The deep division in the Federalist party came on the army issue. Adams was forced to name Washington as commander of the new army, and Washington demanded that Hamilton be given the second position. Adams reluctantly gave in. Major General Hamilton virtually took control of the War department. The rift between Adams and the High Federalists (as Adams' opponents were called) grew wider. The High Federalists refused to consult Adams over the key legislation of 1798; they changed the defense measures which he had called for, demanded that Hamilton control the army, and refused to recognize the necessity of giving key Democratic-Republicans (like Aaron Burr) senior positions in the army (which Adams wanted to do in order to gain some Democratic-Republican support). By building a large standing army the High Federalists raised popular alarms and played into the hands of the Democratic-Republicans. They also alienated Adams and his large personal following. They shortsightedly viewed the Federalist party as their own tool and ignored the need to pull together the entire nation in the face of war with France.[52]

For long stretches, Adams withdrew to his home in Massachusetts. In February 1799, Adams stunned the country by sending diplomat William Vans Murray on a peace mission to France.
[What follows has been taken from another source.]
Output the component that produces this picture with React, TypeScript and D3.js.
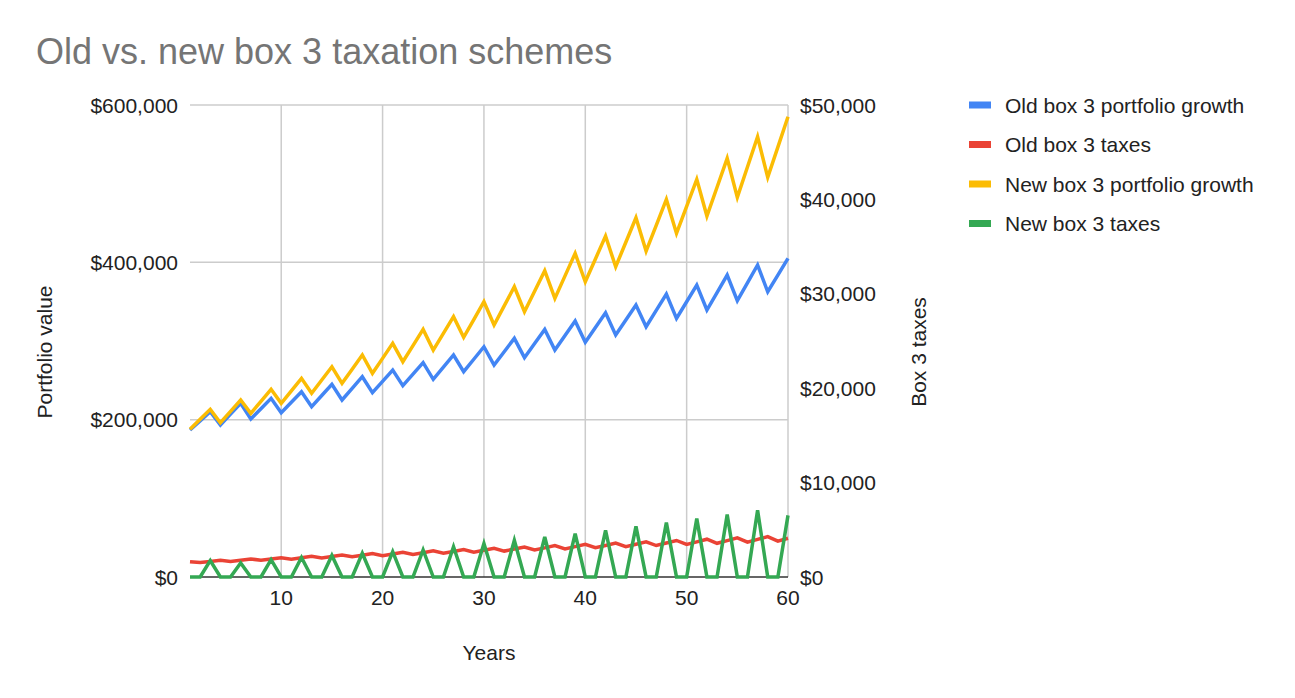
import { useEffect, useRef } from 'react'
import * as d3 from 'd3'

const TITLE = 'Old vs. new box 3 taxation schemes'

const YEARS = d3.range(1, 61)

const OLD_PORTFOLIO = [
  186900, 198500, 210100, 193200, 207000, 220800, 200800, 214000, 227100, 208800,
  222100, 235500, 216500, 230700, 244900, 225000, 239800, 254600, 234300, 248700,
  263100, 243200, 257800, 272400, 251300, 266700, 282200, 261000, 276800, 292700,
  269500, 286400, 303400, 278800, 296800, 314800, 288500, 307000, 325400, 298300,
  317100, 335900, 307600, 326600, 345700, 318100, 338900, 359700, 328800, 349900,
  371100, 339400, 361600, 383800, 351200, 373900, 396600, 362600, 383800, 405100,
]

const OLD_TAXES = [
  1620, 1525, 1640, 1765, 1650, 1775, 1910, 1775, 1905, 2050,
  1895, 2040, 2195, 2020, 2175, 2335, 2140, 2305, 2480, 2265,
  2440, 2620, 2385, 2570, 2765, 2510, 2700, 2905, 2630, 2830,
  3045, 2745, 2960, 3180, 2865, 3085, 3320, 2980, 3215, 3455,
  3100, 3340, 3595, 3215, 3470, 3730, 3335, 3595, 3870, 3450,
  3725, 4005, 3570, 3850, 4145, 3685, 3980, 4280, 3800, 4100,
]

const NEW_PORTFOLIO = [
  187700, 200400, 213100, 196100, 210500, 225000, 208000, 223300, 238600, 220800,
  236600, 252500, 233500, 250400, 267300, 246200, 264200, 282200, 258900, 277900,
  297000, 273700, 294200, 314800, 288500, 309700, 330900, 304600, 327200, 349900,
  320300, 344600, 369000, 337200, 363200, 389300, 354200, 382800, 411400, 375300,
  404300, 433400, 394400, 425500, 456700, 414300, 447100, 480000, 436800, 471100,
  505500, 458800, 495500, 532200, 482600, 521100, 559600, 508000, 546500, 585000,
]

const NEW_TAXES = [
  0, 0, 1750, 0, 0, 1480, 0, 0, 1840, 0,
  0, 2070, 0, 0, 2280, 0, 0, 2510, 0, 0,
  2680, 0, 0, 2860, 0, 0, 3210, 0, 0, 3540,
  0, 0, 3890, 0, 0, 4240, 0, 0, 4590, 0,
  0, 4950, 0, 0, 5370, 0, 0, 5760, 0, 0,
  6180, 0, 0, 6610, 0, 0, 7060, 0, 0, 6530,
]

const X_TICKS = [10, 20, 30, 40, 50, 60]
const LEFT_TICKS = [0, 200000, 400000, 600000]
const RIGHT_TICKS = [0, 10000, 20000, 30000, 40000, 50000]

type Series = { name: string; color: string; values: number[]; axis: 'left' | 'right' }

const SERIES: Series[] = [
  { name: 'Old box 3 portfolio growth', color: '#4285F4', values: OLD_PORTFOLIO, axis: 'left' },
  { name: 'Old box 3 taxes', color: '#EA4335', values: OLD_TAXES, axis: 'right' },
  { name: 'New box 3 portfolio growth', color: '#FBBC04', values: NEW_PORTFOLIO, axis: 'left' },
  { name: 'New box 3 taxes', color: '#34A853', values: NEW_TAXES, axis: 'right' },
]

const FONT = 'Arial, "Liberation Sans", Helvetica, sans-serif'

export default function App() {
  const svgRef = useRef<SVGSVGElement>(null)

  useEffect(() => {
    const svgEl = svgRef.current
    if (!svgEl) return
    const width = 1295
    const height = 698
    const plot = { left: 190, right: 788, top: 105, bottom: 577 }

    const svg = d3.select(svgEl)
    svg.selectAll('*').remove()
    svg.attr('width', width).attr('height', height)

    svg.append('rect').attr('width', width).attr('height', height).attr('fill', '#fff')

    const x = d3.scaleLinear().domain([1, 60]).range([plot.left, plot.right])
    const yLeft = d3.scaleLinear().domain([0, 600000]).range([plot.bottom, plot.top])
    const yRight = d3.scaleLinear().domain([0, 50000]).range([plot.bottom, plot.top])
    const money = (v: number) => '$' + d3.format(',')(v)

    // Title
    svg.append('text')
      .attr('x', 36).attr('y', 64)
      .attr('fill', '#757575')
      .style('font-family', FONT)
      .style('font-size', '36px')
      .text(TITLE)

    // Grid
    const grid = svg.append('g')
    LEFT_TICKS.filter(t => t > 0).forEach(t => {
      grid.append('line')
        .attr('x1', plot.left).attr('x2', plot.right)
        .attr('y1', yLeft(t)).attr('y2', yLeft(t))
        .attr('stroke', '#cccccc').attr('stroke-width', 1.5)
    })
    X_TICKS.forEach(t => {
      grid.append('line')
        .attr('x1', x(t)).attr('x2', x(t))
        .attr('y1', plot.top).attr('y2', plot.bottom)
        .attr('stroke', '#cccccc').attr('stroke-width', 1.5)
    })

    // Baseline
    svg.append('line')
      .attr('x1', plot.left).attr('x2', plot.right)
      .attr('y1', plot.bottom).attr('y2', plot.bottom)
      .attr('stroke', '#333333').attr('stroke-width', 1.5)

    // Tick labels
    const tickStyle = (sel: d3.Selection<SVGTextElement, unknown, null, undefined>) =>
      sel.attr('fill', '#222222').style('font-family', FONT).style('font-size', '21px')

    LEFT_TICKS.forEach(t => {
      svg.append('text')
        .attr('x', 178).attr('y', yLeft(t))
        .attr('text-anchor', 'end').attr('dy', '0.36em')
        .call(tickStyle)
        .text(money(t))
    })
    RIGHT_TICKS.forEach(t => {
      svg.append('text')
        .attr('x', 800).attr('y', yRight(t))
        .attr('text-anchor', 'start').attr('dy', '0.36em')
        .call(tickStyle)
        .text(money(t))
    })
    X_TICKS.forEach(t => {
      svg.append('text')
        .attr('x', x(t)).attr('y', 605)
        .attr('text-anchor', 'middle')
        .call(tickStyle)
        .text(String(t))
    })

    // Axis titles
    svg.append('text')
      .attr('x', 489).attr('y', 660)
      .attr('text-anchor', 'middle')
      .call(tickStyle)
      .text('Years')
    svg.append('text')
      .attr('transform', `translate(52,352) rotate(-90)`)
      .attr('text-anchor', 'middle')
      .call(tickStyle)
      .text('Portfolio value')
    svg.append('text')
      .attr('transform', `translate(926,352) rotate(-90)`)
      .attr('text-anchor', 'middle')
      .call(tickStyle)
      .text('Box 3 taxes')

    // Lines
    SERIES.forEach(s => {
      const yScale = s.axis === 'left' ? yLeft : yRight
      const line = d3.line<number>()
        .x((_, i) => x(YEARS[i]))
        .y(d => yScale(d))
      svg.append('path')
        .attr('d', line(s.values) ?? '')
        .attr('fill', 'none')
        .attr('stroke', s.color)
        .attr('stroke-width', 3.5)
    })

    // Legend
    SERIES.forEach((s, i) => {
      const ly = 105 + i * 39.5
      svg.append('rect')
        .attr('x', 969).attr('y', ly - 3.5)
        .attr('width', 22).attr('height', 7)
        .attr('fill', s.color)
      svg.append('text')
        .attr('x', 1005).attr('y', ly)
        .attr('dy', '0.36em')
        .call(tickStyle)
        .text(s.name)
    })
  }, [])

  return (
    <div style={{ position: 'absolute', left: 0, top: 0 }}>
      <svg ref={svgRef} style={{ display: 'block' }} />
    </div>
  )
}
Napoleon, realizing the animosity of the United States was doing no good, signaled his readiness for friendly relations. The Treaty of Alliance of 1778 was superseded and the United States could now be free of foreign entanglements, as Washington advised in his own Farewell Letter. Adams avoided war, but deeply split his own party in the process. He brought in John Marshall as Secretary of State and demobilized the emergency army.[53]

Re-election campaign 1800

The death of Washington, in 1799, weakened the Federalists, as they lost the one man who symbolized and united the party. In the presidential election of 1800, Adams and his fellow Federalist candidate, Charles Cotesworth Pinckney, went against the Republican duo of Jefferson and Burr. Hamilton tried his hardest to sabotage Adams's campaign in hopes of boosting Pinckney's chances of winning the presidency. In the end, Adams lost narrowly to Jefferson by 65 to 73 electoral votes. Just before his loss, he became the first President to occupy the new, but unfinished President's Mansion on November 1, 1800.[54]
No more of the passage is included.